When we practise awareness of breathing, we think that we should not have thoughts, that we should not have other sensations, that we should not hear sounds, so we try to exclude them and only be with the breath, and that can create lots of tension and lots of suffering. I would suggest instead that we do it in this way: just knowing, just having awareness of what is happening and then allowing calm to come naturally. You can never get it by force, you can never get it by trying. This is maybe why in the text it is said that when there is loving-kindness the mind becomes calm naturally. So rather than hating things, rather than fighting things, resisting things, controlling things, you just know what is happening, then let calm arise naturally.


Awareness of the breath is a very simple technique – but somehow we manage to complicate it in many ways. And sometimes I think one problem might be with the word “concentration”. The word “concentration”, what does it mean, what is the picture that comes to your mind when the word “concentration” is used?

It’s interesting that you have to try very hard, so that effort is very much emphasised in that word, in it’s meaning. And maybe another meaning is ignoring and excluding things. So this is why by using the word concentration in this sense, the technique seems difficult.

But you must see what the technique really means: essentially the meaning is simply awareness in relation to the in-breath and the out-breath. So the whole emphasis is on just knowing what is happening. This is referred to in one of the texts which says that when we practise this technique, then we experience the four foundations of awareness or mindfulness. What it means is: you become aware of the body, you become aware of the sensations, you become aware of the thoughts, you become aware of the state of mind.

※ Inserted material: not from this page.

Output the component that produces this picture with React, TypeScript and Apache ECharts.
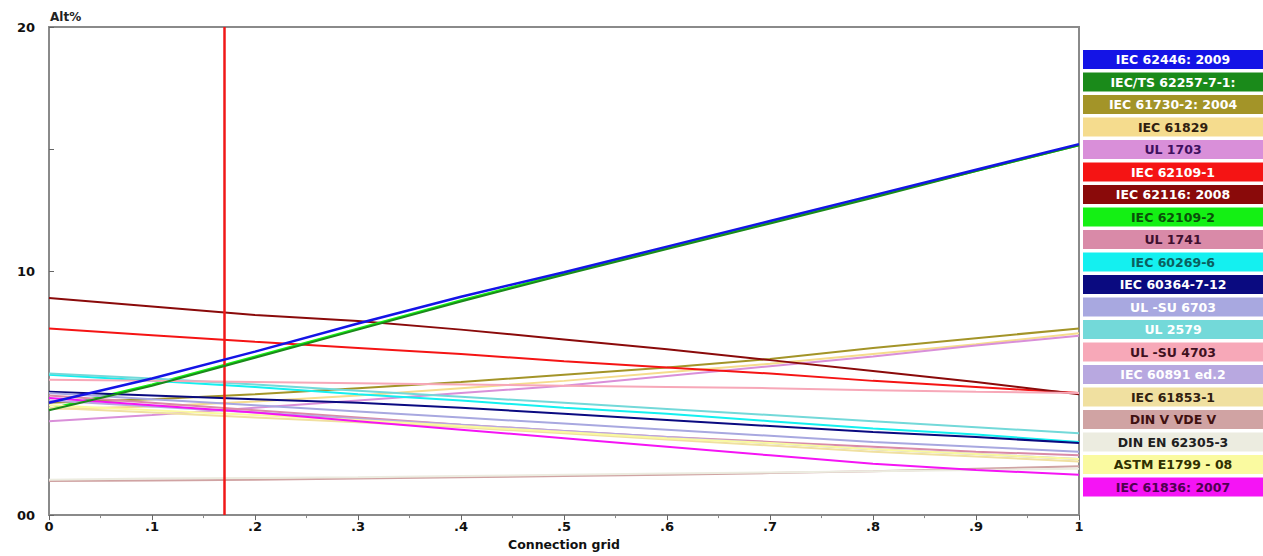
import React, { useEffect, useRef } from "react";
import * as echarts from "echarts";

const xValues = [0, 0.1, 0.2, 0.3, 0.4, 0.5, 0.6, 0.7, 0.8, 0.9, 1];
const xTickLabels = ["0", ".1", ".2", ".3", ".4", ".5", ".6", ".7", ".8", ".9", "1"];
const yTickLabels = ["00", "", "10", "", "20"];
const cursorX = [0.165];

const seriesNames = [
  "IEC 62446: 2009",
  "IEC/TS 62257-7-1:",
  "IEC 61730-2: 2004",
  "IEC 61829",
  "UL 1703",
  "IEC 62109-1",
  "IEC 62116: 2008",
  "IEC 62109-2",
  "UL 1741",
  "IEC 60269-6",
  "IEC 60364-7-12",
  "UL -SU 6703",
  "UL 2579",
  "UL -SU 4703",
  "IEC 60891 ed.2",
  "IEC 61853-1",
  "DIN V VDE V",
  "DIN EN 62305-3",
  "ASTM E1799 - 08",
  "IEC 61836: 2007",
];
const seriesColors = [
  "#1414e6", "#1a8a1a", "#a39428", "#f5dc8e", "#d98fd9", "#f51414", "#8a0a0a", "#14f014",
  "#d98aa8", "#14f0f0", "#0a0a80", "#a8a8e0", "#73d9d9", "#f7a8b8", "#b8a8e0", "#f0e0a0",
  "#d0a3a3", "#ecece0", "#fafaa0", "#f514f5",
];
const labelColors = [
  "#ffffff", "#ffffff", "#ffffff", "#302010", "#401060", "#ffffff", "#ffffff", "#0a500a",
  "#401030", "#0a6060", "#ffffff", "#ffffff", "#ffffff", "#401020", "#ffffff", "#302010",
  "#401010", "#202020", "#303000", "#500050",
];

const vIEC62446 = [4.6, 5.6, 6.7, 7.85, 8.95, 9.95, 11.0, 12.05, 13.1, 14.15, 15.2];
const vIEC62257 = [4.3, 5.3, 6.45, 7.6, 8.75, 9.85, 10.9, 11.95, 13.0, 14.1, 15.15];
const vIEC61730 = [4.6, 4.75, 4.95, 5.2, 5.45, 5.75, 6.05, 6.4, 6.85, 7.25, 7.65];
const vIEC61829 = [4.35, 4.45, 4.65, 4.9, 5.2, 5.5, 5.85, 6.2, 6.6, 7.0, 7.45];
const vUL1703 = [3.85, 4.1, 4.4, 4.7, 5.0, 5.3, 5.7, 6.1, 6.5, 6.95, 7.35];
const vIEC62109_1 = [7.65, 7.37, 7.1, 6.85, 6.6, 6.3, 6.05, 5.8, 5.5, 5.25, 5.0];
const vIEC62116 = [8.9, 8.55, 8.2, 7.95, 7.6, 7.2, 6.8, 6.35, 5.9, 5.45, 4.95];
const vIEC62109_2 = [4.35, 5.35, 6.5, 7.65, 8.8, 9.9, 10.95, 12.0, 13.05, 14.1, 15.15];
const vUL1741 = [4.9, 4.6, 4.3, 4.0, 3.7, 3.45, 3.2, 3.0, 2.8, 2.6, 2.45];
const vIEC60269 = [5.75, 5.5, 5.25, 4.95, 4.7, 4.4, 4.15, 3.85, 3.55, 3.3, 3.0];
const vIEC60364 = [5.05, 4.9, 4.75, 4.6, 4.4, 4.15, 3.9, 3.65, 3.4, 3.2, 2.95];
const vULSU6703 = [5.0, 4.75, 4.5, 4.25, 4.0, 3.75, 3.5, 3.25, 3.0, 2.8, 2.6];
const vUL2579 = [5.8, 5.6, 5.35, 5.1, 4.85, 4.6, 4.35, 4.1, 3.85, 3.6, 3.35];
const vULSU4703 = [5.55, 5.5, 5.45, 5.4, 5.35, 5.3, 5.25, 5.2, 5.12, 5.05, 5.0];
const vIEC60891 = [4.7, 4.45, 4.2, 3.95, 3.7, 3.45, 3.2, 2.95, 2.7, 2.5, 2.3];
const vIEC61853 = [4.4, 4.2, 4.0, 3.8, 3.6, 3.35, 3.1, 2.85, 2.6, 2.4, 2.2];
const vDINVVDE = [1.4, 1.42, 1.45, 1.5, 1.55, 1.6, 1.65, 1.72, 1.8, 1.9, 2.0];
const vDINEN62305 = [1.45, 1.5, 1.52, 1.55, 1.6, 1.65, 1.7, 1.75, 1.8, 1.85, 1.9];
const vASTM = [4.5, 4.3, 4.1, 3.9, 3.65, 3.4, 3.15, 2.95, 2.7, 2.5, 2.3];
const vIEC61836 = [4.8, 4.5, 4.2, 3.85, 3.5, 3.15, 2.8, 2.45, 2.1, 1.85, 1.65];

const seriesValues = [
  vIEC62446, vIEC62257, vIEC61730, vIEC61829, vUL1703, vIEC62109_1, vIEC62116, vIEC62109_2,
  vUL1741, vIEC60269, vIEC60364, vULSU6703, vUL2579, vULSU4703, vIEC60891, vIEC61853,
  vDINVVDE, vDINEN62305, vASTM, vIEC61836,
];

export default function App() {
  const ref = useRef<HTMLDivElement>(null);
  useEffect(() => {
    if (!ref.current) return;
    const chart = echarts.init(ref.current, null, { renderer: "svg" });
    const gridLeft = 49;
    const gridTop = 27;
    const legendLeft = 1083;
    const legendTop = 50;
    const legendStep = 22.5;
    const legendH = 19;

    const series: any[] = seriesNames.map((n, i) => ({
      name: n,
      type: "line",
      data: xValues.map((x, k) => [x, seriesValues[i][k]]),
      showSymbol: false,
      smooth: false,
      z: i === 0 ? 10 : i === 1 ? 9 : 3,
      lineStyle: { color: seriesColors[i], width: i === 0 ? 2.5 : 2 },
      itemStyle: { color: seriesColors[i] },
    }));
    series.push({
      name: "cursor",
      type: "line",
      data: [],
      markLine: {
        silent: true,
        symbol: "none",
        animation: false,
        label: { show: false },
        lineStyle: { color: "#f01818", width: 2.5, type: "solid" },
        data: cursorX.map((x) => ({ xAxis: x })),
      },
    });

    const legendGraphics: any[] = [];
    seriesNames.forEach((n, i) => {
      legendGraphics.push({
        type: "rect",
        left: legendLeft,
        top: legendTop + i * legendStep,
        shape: { width: 1263 - legendLeft, height: legendH },
        style: { fill: seriesColors[i] },
        silent: true,
      });
      legendGraphics.push({
        type: "text",
        x: legendLeft + (1263 - legendLeft) / 2,
        y: legendTop + i * legendStep + legendH / 2,
        style: {
          text: n,
          fill: labelColors[i],
          font: "bold 12.5px 'DejaVu Sans', sans-serif",
          align: "center",
          verticalAlign: "middle",
        },
        silent: true,
      });
    });
    legendGraphics.push({
      type: "text",
      left: 50,
      top: 11,
      style: { text: "Alt%", fill: "#222", font: "bold 12px 'DejaVu Sans', sans-serif" },
    });

    chart.setOption({
      animation: false,
      backgroundColor: "#ffffff",
      grid: {
        left: gridLeft,
        right: 1263 - 1079,
        top: gridTop,
        bottom: 556 - 517,
        show: true,
        borderColor: "#8a8a8a",
        borderWidth: 2,
        backgroundColor: "#ffffff",
      },
      xAxis: {
        type: "value",
        min: 0,
        max: 1,
        interval: 0.1,
        name: "Connection grid",
        nameLocation: "middle",
        nameGap: 22,
        nameTextStyle: { color: "#111", fontWeight: "bold", fontSize: 12.5, fontFamily: "'DejaVu Sans', sans-serif" },
        axisLine: { show: true, lineStyle: { color: "#8a8a8a", width: 2 } },
        axisTick: { show: true, length: 5, lineStyle: { color: "#666" } },
        minorTick: { show: true, splitNumber: 2, length: 3, lineStyle: { color: "#888" } },
        splitLine: { show: false },
        axisLabel: {
          color: "#111",
          fontWeight: "bold",
          fontSize: 13,
          fontFamily: "'DejaVu Sans', sans-serif",
          margin: 5,
          formatter: (v: number) => xTickLabels[Math.round(v * 10)] ?? "",
        },
      },
      yAxis: {
        type: "value",
        min: 0,
        max: 20,
        interval: 5,
        axisLine: { show: true, lineStyle: { color: "#8a8a8a", width: 2 } },
        axisTick: { show: true, inside: true, length: 5, lineStyle: { color: "#666" } },
        splitLine: { show: false },
        axisLabel: {
          color: "#111",
          fontWeight: "bold",
          fontSize: 13,
          fontFamily: "'DejaVu Sans', sans-serif",
          margin: 14,
          formatter: (v: number) => yTickLabels[Math.round(v / 5)] ?? "",
        },
      },
      graphic: legendGraphics,
      series,
    });
    return () => chart.dispose();
  }, []);
  return (
    <div
      ref={ref}
      style={{ position: "fixed", left: 0, top: 0, width: 1263, height: 556, background: "#fff" }}
    />
  );
}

Try to use awareness to focus on one object at a time. The object can be the breathing when we are meditating. When we are eating, the object would be what we are eating. When we are walking and standing, the object is walking and standing. When we are in nature, we will use awareness to see some objects or hear things very sharply, with a very focused mind.


Drowsiness can have different causes depending on the type of person. One is the quality of that person’s sleep in the night. Sometimes you might have slept for long hours but if the sleep is not deep and relaxing, during the day you can feel sleepy as a result.

Another reason for feeling drowsy in meditation is the quantity of food that you have eaten. Sometimes if you have eaten too much or too little it is also possible that you might feel drowsy.

Another reason which I have discovered while working with meditators is that sometimes they don’t want to see what is arising in meditation. So sometimes sleepiness can be used as an excuse not to look at unpleasant things that are arising. It’s an interesting reason. And sometimes when we feel relaxed while we are meditating, then also sleepiness comes.

So whatever the reasons are, one thing that can be attempted is to change the posture. This is one of the recommendations of the Buddha also. So if you are sitting, you can do some walking meditation, you can do some very quick walking meditation, or you can try to walk backwards. The idea is just to induce more energy using walking meditation.

Another thing that can be attempted, and this is where awareness is important, is to sharpen your awareness so that when signs of sleepiness are coming, you’ll be able to catch it and then do something about it, either open your eyes or stand up or start walking.

The third thing is that sometimes when your effort is too weak, you can feel sleepy. So then you can make more effort to sustain awareness, you can try a little harder.